Hi, I will be arriving to Madrid in March and want to take a fast train to Barcelona as soon as I arrive. Can anyone tell me if I will have to take a taxi or other form of public transportation to get to the fast train or is there a station for the Fast Train at the airport?
You'll need to get to Puerta de Atocha Station to pick up the AVE to Barcelona. I highly recommend that you simply go to the airport train station (Madrid Barajas T4) and take the local train downtown to Atocha. It takes you to the building from which you will depart for Barcelona (though the AVEs are in a different part of that building). More important, you can buy your tickets all the way to Barcelona at that airport station if you decide not to buy a cheap Promo AVE ticket ahead of time to save some money--a decision you might make due to uncertainty about when you'll actually reach Atocha Station. You do not under any circumstances want to buy your Madrid-Barcelona ticket at a staffed counter in Atocha Station. The lines are unbelievably long (as in 3 hours for me on April 9, 2019). The vending machines are just fine as long as they don't choke on your US credit card, which they might do. So make it easy on yourself and head right to the train station at the airport; there's good signage.

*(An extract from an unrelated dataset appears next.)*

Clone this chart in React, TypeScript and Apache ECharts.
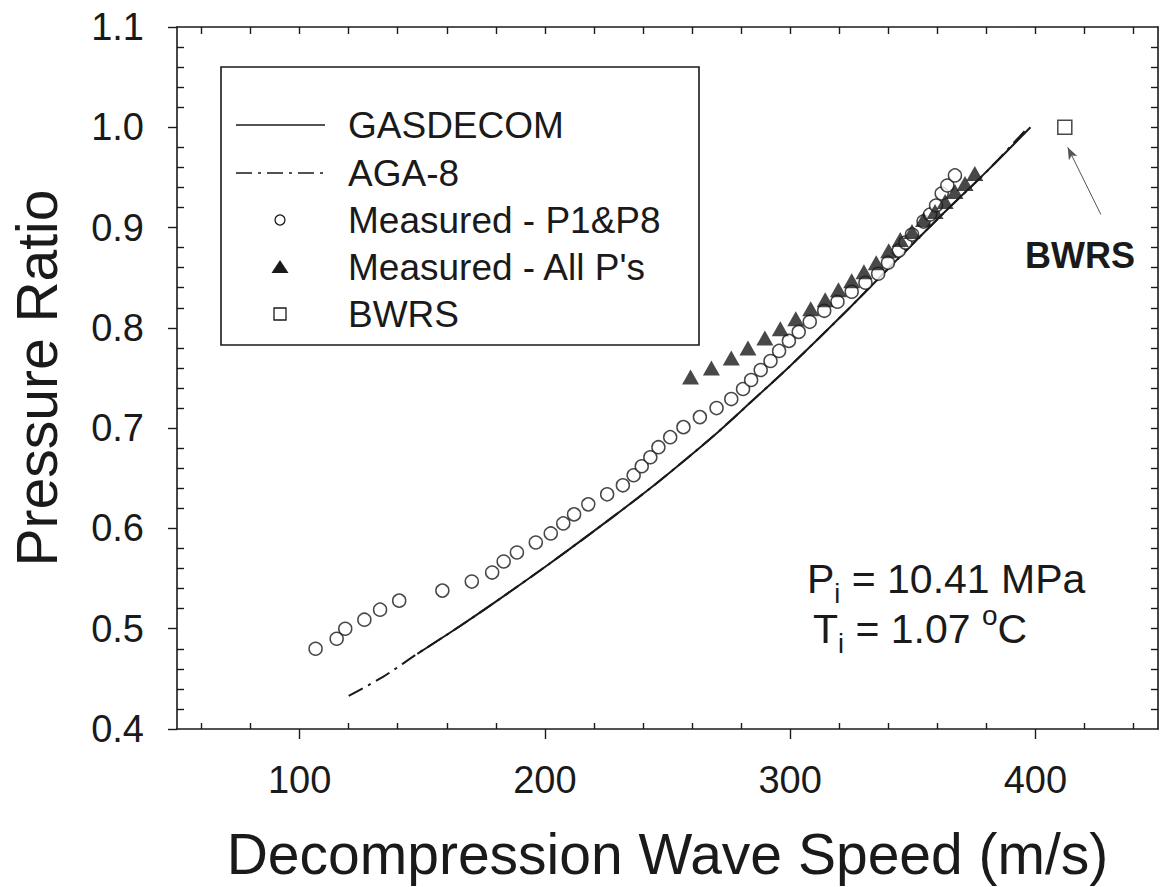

You will need to go to into Madrid to the Atocha station. The thing about fast trains is that they don’t make many, if any, stops between cities so Madrid to Barcelona means city center to city center without stops.
The above advice about the local train is good. You could take a taxi from airport to Atocha if you prefer. Sometimes that’s easier with luggage.
Thanks for the advice acraven. I plan on buying my tickets in advance to get a better deal.
Thanks, Mira I might consider a taxi depending on how much luggage we take.
No problem taking a taxi if you already have train tickets to Barcelona in hand. I've used both the train and the airport bus, both of which end up, more or less, at Atocha.
I plan on buying my tickets in advance to get a better deal. That's a good deal only if everything goes smoothly. No one can predict if your plane will arrive on time, how long it will take to go through passport control, or how long you'll have to wait for checked luggage. Going into Madrid by taxi is taking a chance on traffic delays (or maybe a wait for a taxi). OTOH the Cercanias trains and metro take longer and may not be on time. You need to allow enough time at the station to find your train, go through security (usually fast but there can be lines), and board.
If you haven't allowed enough time between landing and boarding, your promo tickets will be worthless and you'll have to buy full price tickets for the next available train - and lines to buy tickets in Madrid can be really slow. If you are going to miss your train, at least buy new tickets at the airport where lines are usually short.
Allowing too much time means hanging around the train station, possibly for hours. It's not a bad place - lots of restaurants and a nice garden, but after a long-haul flight, it's not what you'll want.
How much of a gambler are you?
In the event of a serious flight delay and a long series of sold-out trains, I will note that there's a left-luggage facility at the station and a number of tourist sites are within walking distance once you ditch the bags: The Prado, the Reina Sofia, Retiro Park (free), and the Botanical Garden.
I need to figure out the same logistics except I am headed to Seville from Madrid.
acraven - You mention that "you can buy your tickets all the way to Barcelona at that airport station." Are the lines to buy the tickets at the airport station better than at the Puerta de Atocha Station? I would prefer to purchase the tickets at the airport. I don't want to hope the vending machines will work with my US credit card at the Atocha Station.
I have only had one experience at the airport train station, on April 9, 2019, so I make no guarantees, but I either walked right up to the counter at the airport or waited on one person. I have never read any comment suggesting that significant delays can be expected there, whereas the grotesque situation at Atocha should be an embarrassment to all concerned. There are vending machines at the airport, too, but I'm not sure what sort of tickets they sell. At least as of 2016 there were separate machines at Atocha for long-distance and shorter-distance tickets.
It's possible some of the vending machines take cash as well as cards--I think someone mentioned that years ago--but I've never verified that myself, and I have a vague recollection that the machines were said not to take bills larger than 20 euros. It's also possible that's something I read about Italy rather than Spain.
I'm still a bit nervous about having tickets only loaded on my cell phone. I can't help thinking that it might choose a very bad time to go splat, leaving me subject to a substantial fine. And I don't know for sure that you can buy a Spanish rail ticket and just show an e-ticket to the conductor when he comes around. It's certainly possible that you can, though. So that might be a back-up possibility.